Do this
Nothing in the data should change when you return it, but leave the pictures out.

Data shown
******

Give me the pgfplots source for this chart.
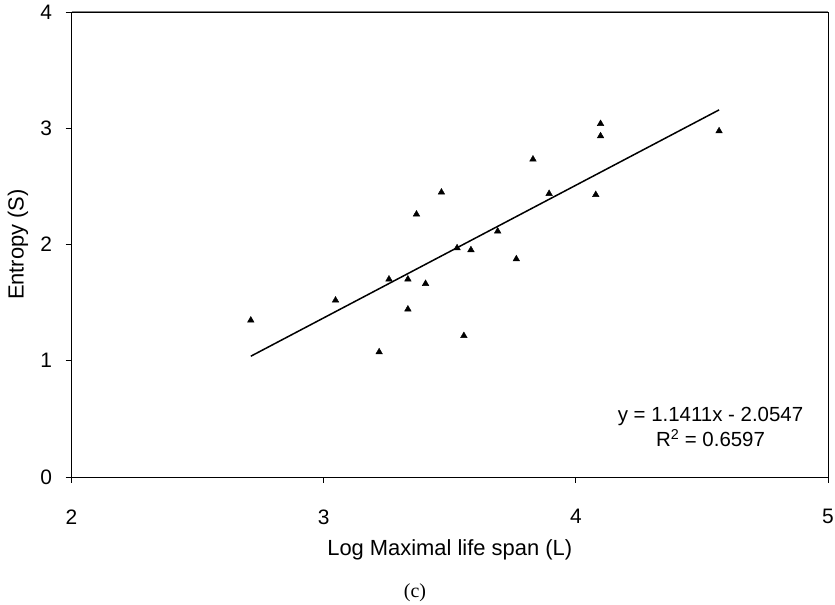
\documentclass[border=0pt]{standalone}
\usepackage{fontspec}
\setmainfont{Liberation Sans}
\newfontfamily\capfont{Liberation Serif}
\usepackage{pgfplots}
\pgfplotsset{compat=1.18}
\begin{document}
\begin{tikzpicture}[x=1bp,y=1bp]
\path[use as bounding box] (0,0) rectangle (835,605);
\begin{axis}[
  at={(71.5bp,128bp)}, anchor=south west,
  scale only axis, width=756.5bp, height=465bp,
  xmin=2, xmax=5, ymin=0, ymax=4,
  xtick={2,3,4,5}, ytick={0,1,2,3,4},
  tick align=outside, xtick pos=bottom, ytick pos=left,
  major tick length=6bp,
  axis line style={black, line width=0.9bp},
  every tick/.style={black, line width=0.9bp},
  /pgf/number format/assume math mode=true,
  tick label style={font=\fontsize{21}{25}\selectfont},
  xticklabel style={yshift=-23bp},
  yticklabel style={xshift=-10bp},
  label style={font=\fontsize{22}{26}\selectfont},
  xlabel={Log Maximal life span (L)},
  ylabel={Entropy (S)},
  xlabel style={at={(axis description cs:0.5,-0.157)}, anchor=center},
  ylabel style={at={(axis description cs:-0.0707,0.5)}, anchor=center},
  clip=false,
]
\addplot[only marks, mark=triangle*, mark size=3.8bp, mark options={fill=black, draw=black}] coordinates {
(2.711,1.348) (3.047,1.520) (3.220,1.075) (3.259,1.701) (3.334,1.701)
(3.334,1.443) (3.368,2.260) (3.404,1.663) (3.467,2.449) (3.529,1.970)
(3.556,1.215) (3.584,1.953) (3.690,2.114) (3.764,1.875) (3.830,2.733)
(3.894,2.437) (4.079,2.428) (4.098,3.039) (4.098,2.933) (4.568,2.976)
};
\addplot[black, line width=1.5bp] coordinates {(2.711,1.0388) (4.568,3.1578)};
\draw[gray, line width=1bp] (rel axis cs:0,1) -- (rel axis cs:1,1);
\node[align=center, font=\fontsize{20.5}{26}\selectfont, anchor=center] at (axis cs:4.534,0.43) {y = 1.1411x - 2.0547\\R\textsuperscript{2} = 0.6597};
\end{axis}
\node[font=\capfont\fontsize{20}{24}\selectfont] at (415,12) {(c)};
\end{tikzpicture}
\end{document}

******

Problem solution
Give me the pgfplots source for this chart.
\documentclass[border=0pt]{standalone}
\usepackage{fontspec}
\setmainfont{Liberation Sans}
\newfontfamily\capfont{Liberation Serif}
\usepackage{pgfplots}
\pgfplotsset{compat=1.18}
\begin{document}
\begin{tikzpicture}[x=1bp,y=1bp]
\path[use as bounding box] (0,0) rectangle (835,605);
\begin{axis}[
  at={(71.5bp,128bp)}, anchor=south west,
  scale only axis, width=756.5bp, height=465bp,
  xmin=2, xmax=5, ymin=0, ymax=4,
  xtick={2,3,4,5}, ytick={0,1,2,3,4},
  tick align=outside, xtick pos=bottom, ytick pos=left,
  major tick length=6bp,
  axis line style={black, line width=0.9bp},
  every tick/.style={black, line width=0.9bp},
  /pgf/number format/assume math mode=true,
  tick label style={font=\fontsize{21}{25}\selectfont},
  xticklabel style={yshift=-23bp},
  yticklabel style={xshift=-10bp},
  label style={font=\fontsize{22}{26}\selectfont},
  xlabel={Log Maximal life span (L)},
  ylabel={Entropy (S)},
  xlabel style={at={(axis description cs:0.5,-0.157)}, anchor=center},
  ylabel style={at={(axis description cs:-0.0707,0.5)}, anchor=center},
  clip=false,
]
\addplot[only marks, mark=triangle*, mark size=3.8bp, mark options={fill=black, draw=black}] coordinates {
(2.711,1.348) (3.047,1.520) (3.220,1.075) (3.259,1.701) (3.334,1.701)
(3.334,1.443) (3.368,2.260) (3.404,1.663) (3.467,2.449) (3.529,1.970)
(3.556,1.215) (3.584,1.953) (3.690,2.114) (3.764,1.875) (3.830,2.733)
(3.894,2.437) (4.079,2.428) (4.098,3.039) (4.098,2.933) (4.568,2.976)
};
\addplot[black, line width=1.5bp] coordinates {(2.711,1.0388) (4.568,3.1578)};
\draw[gray, line width=1bp] (rel axis cs:0,1) -- (rel axis cs:1,1);
\node[align=center, font=\fontsize{20.5}{26}\selectfont, anchor=center] at (axis cs:4.534,0.43) {y = 1.1411x - 2.0547\\R\textsuperscript{2} = 0.6597};
\end{axis}
\node[font=\capfont\fontsize{20}{24}\selectfont] at (415,12) {(c)};
\end{tikzpicture}
\end{document}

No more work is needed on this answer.